I dream of data: How to prepare and share research data to meet increasing institutional, funder, and journal requirements

June 8, 2023 PLOS Open Data Open Science

Written by Lindsay Morton

Data sharing has long been a hallmark of high-quality reproducible research. Now, Open Data is becoming the norm, an increasingly expected component of the publication process, encouraged and rewarded by top institutions and major funders. PLOS’ pioneering data policy helps researchers share data in an ethical way that supports reproducibility while honoring privacy. Learn how you can prepare to meet new and increasing data-sharing requirements with ease, and how we can help.

The rise of data sharing

For nearly a decade, PLOS’ data availability policy has required authors to share the research data underlying their findings alongside published articles—with sensible exceptions respecting privacy, vulnerable populations, and dual use research of concern (DURC). That’s hundreds of thousands of datasets available for validation, reuse, reanalysis, cross reference, database inclusion, and more.

In that same time period, much of our scholarly research community have embraced similar policies. Institutions and funders like CERN, Wellcome Trust, Gates Foundation and, soon, all US government funding bodies, require data sharing, while others, including the Plan S signatories, strongly encourage it.

In just the last four years, we’ve seen an increase in public data sharing among PLOS comparators from 41% in 2019 to 47% in 2022. Repository use among PLOS authors has risen from 23% to 28% in the same period, and from 9% to 15% among comparators.

It’s highly likely that data-sharing requirements will continue to increase, and that the rates of both data sharing and repository usage will continue to trend upward in the coming years.

When it comes to data, how Open is Open enough?

Open Data is key to the verification and replication of published research; it demonstrates reliability, makes reuse possible, and enhances understanding of the work. When handled properly, publicly available data has also been associated with a 25% increase in citations on average.

“Open” doesn’t mean simply “available.” Just like Open Access research articles, truly Open Datasets are accessible, shareable, and reusable without restriction. But, importantly, Open is just a type of license. Data sharing doesn’t work in practice unless datasets also meet accepted standards for findability, accessibility, interoperability, and reusability—better known as FAIR. Introduced in 2016, the FAIR principles outline a framework for good data management that can be used as a guide in nearly any circumstances, whether research is published Open Access or in a subscription journal.
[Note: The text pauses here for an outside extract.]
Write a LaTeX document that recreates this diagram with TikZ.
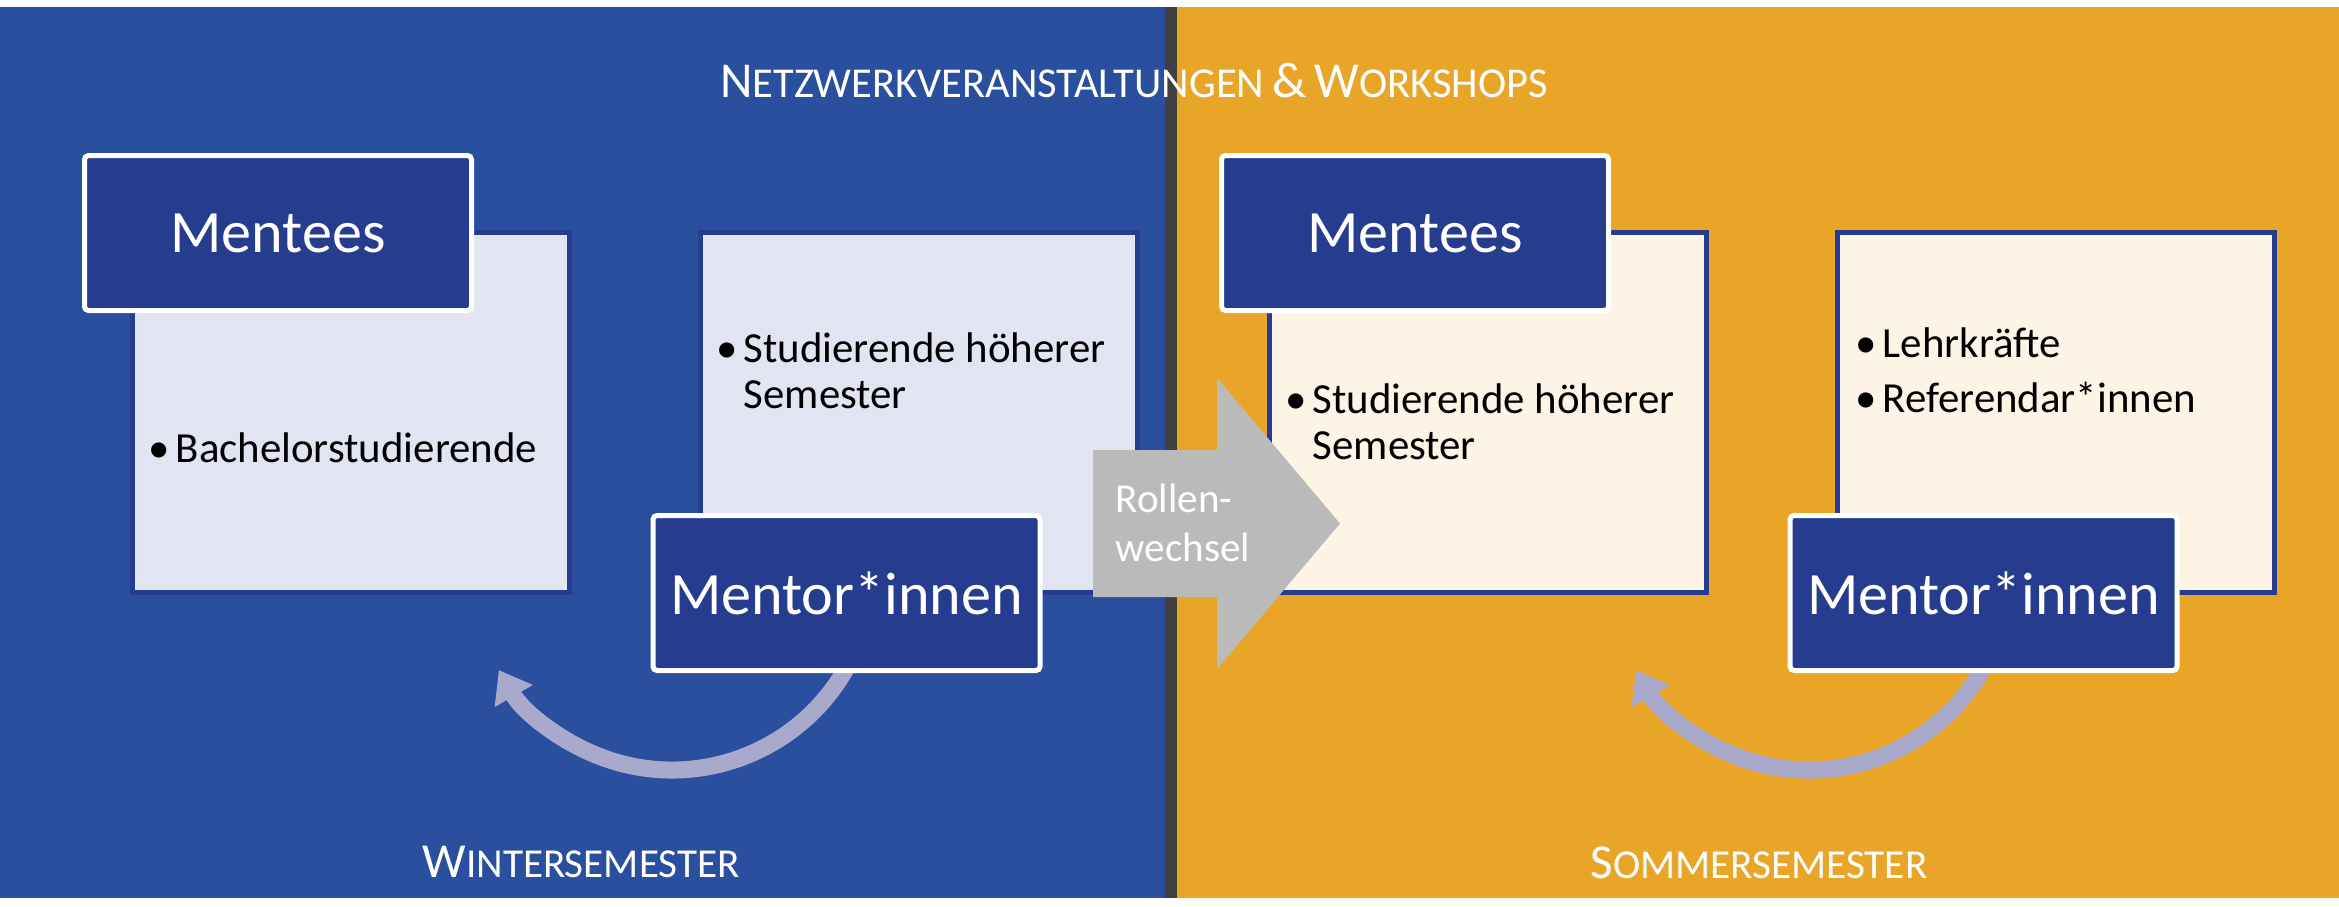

Setting yourself up for data-sharing success

Data-sharing does require some extra effort—but it doesn’t have to be demanding. By thinking about data presentation early in the research process you can make sharing your data a natural part of communicating your research and reap dividends in readership, citations, and attention.

Plan ahead

Before you begin your research, create a data management plan. If you’re applying for funding, you may already have given this some thought. Especially when you’re working with a team it can be incredibly helpful to articulate expectations and establish norms for things like the types and formats of data, storage, backup, and naming conventions, and file structures.
Think about future users as you go

Often when deep in a research project it’s easy to use shorthand and temporary solutions—file names that make sense to you and no one else, column headers that don’t specify units of measurement, dates that don’t include the year. It’s difficult and time consuming to go back and fix these things at the time of publication, long after the research has been completed. Instead, take a little time as you complete each element to think about what a researcher (another postdoc in your own lab, for example, or even you yourself a year or two in the future) might need to know in order to use the data and make those changes in the moment. When in doubt, refer back to your data management plan.
Prepare a readme file

Including a file contextualizing your data can make reuse much easier. Your readme file need not be complicated. Try imagining that you are writing a cover email to a collaborator, and include all the details you would want them to have when reviewing your data for the first time. Cornell University Library provides a useful template for organizing data readme files.
Choose a repository

Depositing research data in a purpose-built repository is the best way to meet FAIR standards—especially the standards for findability and reusability. In choosing the right repository for your research, consider the content of your dataset and your audience. Does your project span several disciplines, making it suitable for a general data repository (like Dryad or figshare), or occupy a specific niche with a database all its own, (like GenBank, Crystallography Open Database, or ArrayExpress)? Where are readers most likely to look for a dataset like yours? If you are targeting a specific journal, do they offer any partner integrations you might take advantage of?
Make sure your metadata makes sense

The ‘F’ in FAIR stands for ‘findability’—a quality that depends almost entirely on whether your data has been uploaded to a repository (see point 4), and thoroughly described using metadata. Some metadata may be generated automatically based on factors like your dataset title, field labels, descriptions, and abstract. In addition, most repositories will invite you to enter metadata as part of the upload process. You can prepare in advance by taking some time to consider keywords and search terms that are particularly relevant to your work. And of course, don’t forget to switch your dataset from private to public, and include the correct link in any related publications.

Get started today

Open Data is well established, and becoming increasingly normalized, but it is not quite universally accepted—yet. Now is the perfect time to get ahead of the curve and take advantage of the benefits of Open Data. Your future self will thank you.